May Contain Blueberries

the sometimes journal of Jeremy Beker

[caption id=”” align=”alignright” width=”320” caption=”Traffic on the GSP by Ted Kerwin”][/caption]

In my very occasional series of posts where I give ideas for PhD thesis topics (see the all time hit the students are fighting over, Fractal dimension as measurement of quality) I give you another path to your doctorate. That is if you are in the Operations Research field. Sorry biologists.

I am sure we all have wondered at the situation where you are driving along the interstate and then all of a sudden there is a traffic buildup. You expect that there must be an accident or some event that is causing it, but then, just like it started, it suddenly clears up with no evidence of why it was there.
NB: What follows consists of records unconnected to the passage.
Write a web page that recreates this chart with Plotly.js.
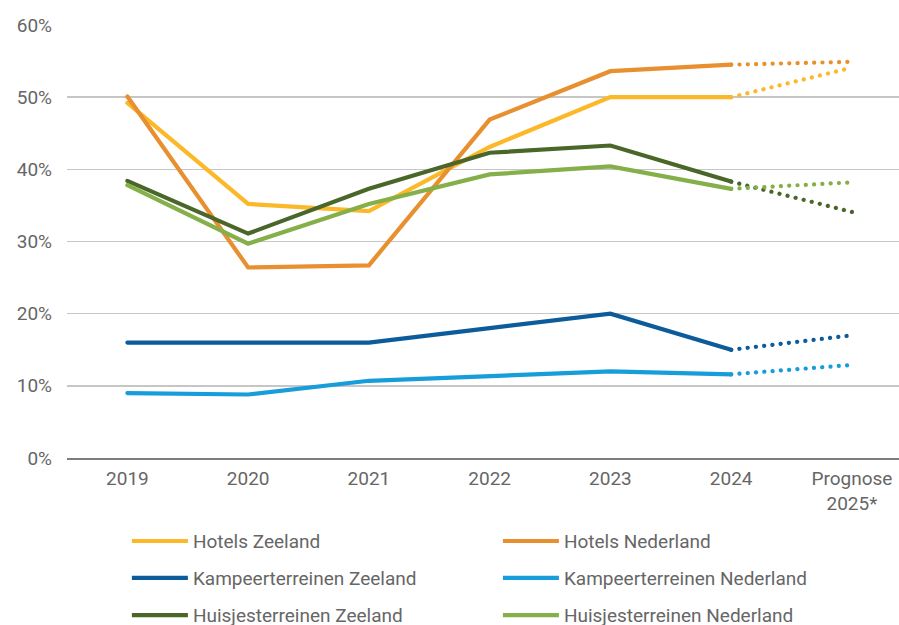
<!DOCTYPE html>
<html>
<head>
<meta charset="utf-8">
<script src="https://cdn.plot.ly/plotly-3.0.1.min.js"></script>
<style>
html,body{margin:0;padding:0;background:#fff;}
#chart{width:899px;height:625px;}
.scatterlayer .js-line{stroke-linecap:round;}
</style>
</head>
<body>
<div id="chart"></div>
<script>
const categories = ['2019','2020','2021','2022','2023','2024','Prognose<br>2025*'];
const seriesNames = ['Hotels Zeeland','Hotels Nederland','Kampeerterreinen Zeeland','Kampeerterreinen Nederland','Huisjesterreinen Zeeland','Huisjesterreinen Nederland'];
const hotelsZeeland = [49.2, 35.2, 34.2, 43.1, 50.0, 50.0, 54.1];
const hotelsNederland = [50.1, 26.4, 26.7, 46.9, 53.6, 54.5, 54.9];
const kampeerZeeland = [16.0, 16.0, 16.0, 18.0, 20.0, 15.0, 17.0];
const kampeerNederland = [9.0, 8.8, 10.7, 11.3, 12.0, 11.6, 12.9];
const huisjesZeeland = [38.4, 31.1, 37.3, 42.3, 43.3, 38.3, 34.1];
const huisjesNederland = [37.8, 29.7, 35.2, 39.3, 40.4, 37.3, 38.2];
const colors = ['#FBB92A','#E88F2F','#0C5C9B','#189DDB','#4A6629','#84AF49'];
const yTicks = [0,10,20,30,40,50,60];

const allSeries = [hotelsZeeland, hotelsNederland, kampeerZeeland, kampeerNederland, huisjesZeeland, huisjesNederland];
const legendIds = ['legend','legend','legend2','legend2','legend3','legend3'];
const nActual = 6;
const traces = [];
allSeries.forEach((vals, i) => {
  traces.push({
    type:'scatter', mode:'lines', name: seriesNames[i],
    x: categories.slice(0, nActual), y: vals.slice(0, nActual),
    line:{color: colors[i], width:4.2},
    legend: legendIds[i], showlegend:true, hoverinfo:'skip'
  });
});
allSeries.forEach((vals, i) => {
  traces.push({
    type:'scatter', mode:'lines', name: seriesNames[i] + ' prognose',
    x: categories.slice(nActual-1), y: vals.slice(nActual-1),
    line:{color: colors[i], width:4.2, dash:'0.1px,8.2px'},
    showlegend:false, hoverinfo:'skip'
  });
});

const fontFam = 'Roboto, "Open Sans", sans-serif';
const legendCommon = {
  orientation:'h', x:0.072, xanchor:'left', yanchor:'middle',
  entrywidth:300, entrywidthmode:'pixels', itemwidth:56,
  font:{family:fontFam, size:19, color:'#666666'}, bgcolor:'rgba(0,0,0,0)', traceorder:'normal'
};
const layout = {
  width:899, height:625,
  margin:{l:67, r:0, t:25, b:167, autoexpand:false},
  paper_bgcolor:'#ffffff', plot_bgcolor:'#ffffff',
  font:{family:fontFam, size:19, color:'#666666'},
  xaxis:{
    type:'category', range:[-0.5, 6.39], showgrid:false, zeroline:false,
    showline:true, linecolor:'#7d7d7d', linewidth:2, ticks:'',
    tickfont:{family:fontFam, size:19, color:'#666666'}, ticklabelstandoff:2
  },
  yaxis:{
    range:[0,60], tickvals:yTicks, ticktext:yTicks.map(v => v + '%'),
    showgrid:true, gridcolor:'#c6c6c6', gridwidth:1.5, zeroline:false, showline:false,
    ticks:'', ticklabelstandoff:14, tickfont:{family:fontFam, size:19, color:'#666666'}
  },
  legend: Object.assign({}, legendCommon, {y:-0.192}),
  legend2: Object.assign({}, legendCommon, {y:-0.277}),
  legend3: Object.assign({}, legendCommon, {y:-0.363}),
  showlegend:true
};
Plotly.newPlot('chart', traces, layout, {staticPlot:true, displayModeBar:false});
</script>
</body>
</html>
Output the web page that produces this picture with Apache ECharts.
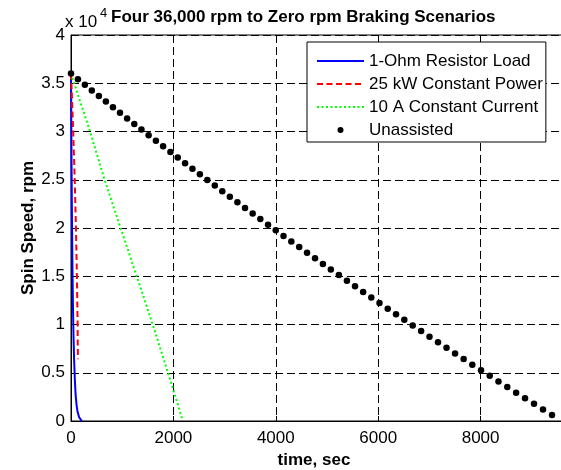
<!DOCTYPE html>
<html>
<head>
<meta charset="utf-8">
<script src="https://cdn.jsdelivr.net/npm/echarts@6/dist/echarts.min.js"></script>
<style>
  html, body { margin: 0; padding: 0; background: #fff; }
  #chart { width: 561px; height: 470px; }
</style>
</head>
<body>
<div id="chart"></div>
<script>
// data (time in sec, speed in rpm)
const resistorTime = [0, 10, 20, 30, 40, 50, 60, 75, 90, 110, 130, 160, 190, 215];
const resistorRpm = [36000, 27000, 20300, 15200, 11400, 8600, 6500, 4300, 2700, 1600, 900, 380, 150, 0];

const powerTime = [0, 15, 29, 43, 55, 67, 77, 87, 96, 104, 112, 118, 124, 129, 132, 135];
const powerRpm = [36000, 34000, 32000, 30000, 28000, 26000, 24000, 22000, 20000, 18000, 16000, 14000, 12000, 10000, 8000, 6400];

const currentTime = [0, 360, 656, 982, 1309, 1633, 1939, 2168];
const currentRpm = [36000, 30200, 25000, 19800, 14600, 9400, 4250, 300];

const unassistedTime = [
  0, 135, 271, 407, 544, 681, 819, 957, 1096, 1236, 1376, 1516, 1658, 1799, 1942, 2085,
  2228, 2372, 2517, 2662, 2809, 2955, 3102, 3250, 3399, 3548, 3698, 3848, 3999, 4151, 4303,
  4457, 4610, 4766, 4920, 5075, 5232, 5389, 5547, 5706, 5865, 6025, 6186, 6348, 6510, 6674,
  6838, 7002, 7168, 7334, 7501, 7669, 7838, 8008, 8178, 8349, 8521, 8694, 8868, 9043, 9219, 9395
];
const unassistedRpm = [
  36000, 35420, 34840, 34260, 33680, 33100, 32520, 31940, 31360, 30780, 30200, 29620, 29040,
  28460, 27880, 27300, 26720, 26140, 25560, 24980, 24400, 23820, 23240, 22660, 22080, 21500,
  20920, 20340, 19760, 19180, 18600, 18020, 17440, 16860, 16280, 15700, 15120, 14540, 13960,
  13380, 12800, 12220, 11640, 11060, 10480, 9900, 9320, 8740, 8160, 7580, 7000, 6420, 5840,
  5260, 4680, 4100, 3520, 2940, 2360, 1780, 1200, 620
];

const seriesNames = ["1-Ohm Resistor Load", "25 kW Constant Power", "10 A Constant Current", "Unassisted"];

const zip = (xs, ys) => xs.map((x, i) => [x, ys[i]]);
const FONT = "Liberation Sans, Arial, Helvetica, sans-serif";

const chart = echarts.init(document.getElementById("chart"), null, { renderer: "canvas" });

// line entries in the legend: no marker, only the line sample
const legendData = seriesNames.map((name, i) =>
  i < 3 ? { name, itemStyle: { opacity: 0 } } : { name }
);

chart.setOption({
  animation: false,
  backgroundColor: "#fff",
  textStyle: { fontFamily: FONT, color: "#000" },
  title: [
    {
      text: "Four 36,000 rpm to Zero rpm Braking Scenarios",
      left: 111,
      top: 9,
      padding: 0,
      textStyle: { fontFamily: FONT, fontSize: 17, fontWeight: "bold", color: "#000" },
    },
    {
      text: "x 10",
      left: 65,
      top: 14,
      padding: 0,
      textStyle: { fontFamily: FONT, fontSize: 17, fontWeight: "normal", color: "#000" },
    },
    {
      text: "4",
      left: 100,
      top: 7,
      padding: 0,
      textStyle: { fontFamily: FONT, fontSize: 13, fontWeight: "normal", color: "#000" },
    },
  ],
  legend: {
    orient: "vertical",
    left: 307,
    top: 42,
    padding: [9, 3, 2, 9],
    itemWidth: 47,
    itemHeight: 6,
    itemGap: 3,
    backgroundColor: "#fff",
    borderColor: "#000",
    borderWidth: 1,
    borderRadius: 0,
    textStyle: { fontFamily: FONT, fontSize: 17, color: "#000", lineHeight: 20 },
    data: legendData,
  },
  grid: {
    left: 71,
    top: 35,
    width: 512,
    height: 386,
    show: true,
    borderColor: "#000",
    borderWidth: 1,
    outerBoundsMode: "none",
  },
  xAxis: {
    type: "value",
    min: 0,
    max: 10000,
    interval: 2000,
    name: "time, sec",
    nameLocation: "middle",
    nameGap: 29,
    nameTextStyle: { fontFamily: FONT, fontSize: 17, fontWeight: "bold", color: "#000", padding: [0, 26, 0, 0] },
    axisLine: { show: true, lineStyle: { color: "#000", width: 1 } },
    axisTick: { show: true, inside: true, length: 5, lineStyle: { color: "#000" } },
    axisLabel: {
      color: "#000",
      fontFamily: FONT,
      fontSize: 17,
      margin: 9,
      showMaxLabel: false,
      formatter: (v) => String(v),
    },
    splitLine: { show: true, lineStyle: { color: "#000", width: 1, type: [8, 4] } },
  },
  yAxis: {
    type: "value",
    min: 0,
    max: 40000,
    interval: 5000,
    name: "Spin Speed, rpm",
    nameLocation: "middle",
    nameGap: 34,
    nameMoveOverlap: false,
    nameTextStyle: { fontFamily: FONT, fontSize: 17, fontWeight: "bold", color: "#000" },
    axisLine: { show: true, lineStyle: { color: "#000", width: 1 } },
    axisTick: { show: true, inside: true, length: 5, lineStyle: { color: "#000" } },
    axisLabel: {
      color: "#000",
      fontFamily: FONT,
      fontSize: 17,
      margin: 6,
      formatter: (v) => String(v / 10000),
    },
    splitLine: { show: true, lineStyle: { color: "#000", width: 1, type: [8, 4] } },
  },
  series: [
    {
      name: seriesNames[0],
      type: "line",
      data: zip(resistorTime, resistorRpm),
      symbol: "none",
      lineStyle: { color: "#0000ff", width: 2 },
      itemStyle: { color: "#0000ff" },
      z: 3,
    },
    {
      name: seriesNames[1],
      type: "line",
      data: zip(powerTime, powerRpm),
      symbol: "none",
      lineStyle: { color: "#ff0000", width: 2, type: [6, 3.5] },
      itemStyle: { color: "#ff0000" },
      z: 4,
    },
    {
      name: seriesNames[2],
      type: "line",
      data: zip(currentTime, currentRpm),
      symbol: "none",
      lineStyle: { color: "#00ff00", width: 2, type: [2, 2.5] },
      itemStyle: { color: "#00ff00" },
      z: 5,
    },
    {
      name: seriesNames[3],
      type: "scatter",
      data: zip(unassistedTime, unassistedRpm),
      symbol: "circle",
      symbolSize: 6.5,
      itemStyle: { color: "#000", opacity: 1 },
      z: 6,
    },
  ],
});
</script>
</body>
</html>
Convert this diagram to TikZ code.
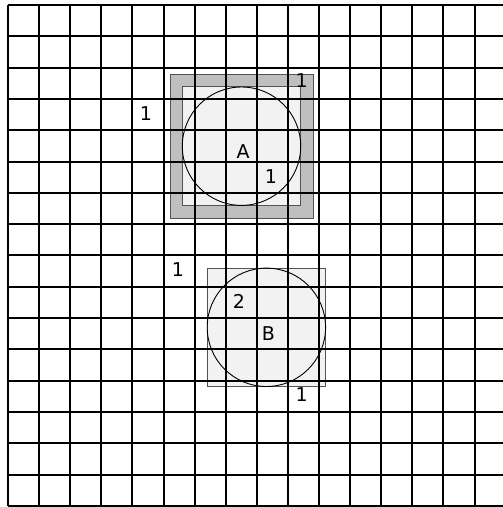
\documentclass[tikz,border=0pt]{standalone}
\usepackage{fontspec}
\setmainfont{DejaVu Sans}
\begin{document}
\begin{tikzpicture}[x=1pt,y=-1pt,
  lab/.style={font=\fontsize{19}{19}\selectfont, inner sep=0pt, text=black},
  gridline/.style={line width=2pt, black},
  band/.style={fill=gray!50},
  edge/.style={draw=gray!65!black, line width=0.7pt},
  lightfill/.style={fill=black!5},
  ring/.style={circle, draw=black, line width=0.9pt, inner sep=0pt, minimum size=118.4pt}]
\useasboundingbox (0,0) rectangle (503,507);
\begin{scope}
\clip (0,0) rectangle (503,507);
% square A with gray band
\fill[band] (170,74) rectangle (313.3,218);
\draw[edge] (170,74) rectangle (313.3,218);
\fill[lightfill] (182.3,86.7) rectangle (300.7,205.7);
\draw[edge] (182.3,86.7) rectangle (300.7,205.7);
\node[ring] (circA) at (241.5,146.2) {};
% square B
\fill[lightfill] (207.3,268.3) rectangle (325.7,386.7);
\draw[edge] (207.3,268.3) rectangle (325.7,386.7);
\node[ring] (circB) at (266.4,327.3) {};
% grid
\foreach \k in {0,...,16} {
  \draw[gridline] ({8+31.1*\k},5) -- ({8+31.1*\k},505.8);
  \draw[gridline] (8,{5+31.3*\k}) -- (505.6,{5+31.3*\k});
}
\end{scope}
% labels
\node[lab] (a1) at (301.7,81) {1};
\node[lab] (a2) at (146,113.5) {1};
\node[lab] (aA) at (243,151.5) {A};
\node[lab] (a3) at (271,176.5) {1};
\node[lab] (b1) at (178,270) {1};
\node[lab] (b2) at (239,301.5) {2};
\node[lab] (bB) at (268.3,333.3) {B};
\node[lab] (b3) at (301.7,395) {1};
\end{tikzpicture}
\end{document}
A number of years ago, I remember coming across an article that showed that congestion behaved like a wave (where the height of the wave is the density of the cars). These waves can move through the stream of traffic and long outlive the original cause of their creation. I can’t find the original article, but there has been quite a lot of reasearch in the area. See Density waves in traffic flow for an example.

This morning’s drive into work posed another question in a related light. As I pulled up to the light at the entrance to 199, I had a James City County Police officer in front of me. As we entered the highway, there were not nearly enough cars to prevent free flowing traffic, but we instead stayed all bunched up. Unlike non-law enforcement vehicles, which people are happy to move around and pass to spread out on the road, a police car introduces certain mental restrictions which prevent people from behaving how they naturally would. We are uncomfortable passing a police officer or driving very much faster at all even if we are past the point in the road where the police car is located. This results in a “blob” of traffic that is all stuck together that would not exist otherwise.

So, my topic for a budding Operations Research student is this. How do you model a traffic scenario where certain vehicles introduce more stringent constraints on the vehicles around them that are not purely limited to their physical place on the road?

Go on, you can thank me later.

Update: There is a good comment thread starting over at Hacker News here talking about how this could be used in traffic management. Interesting.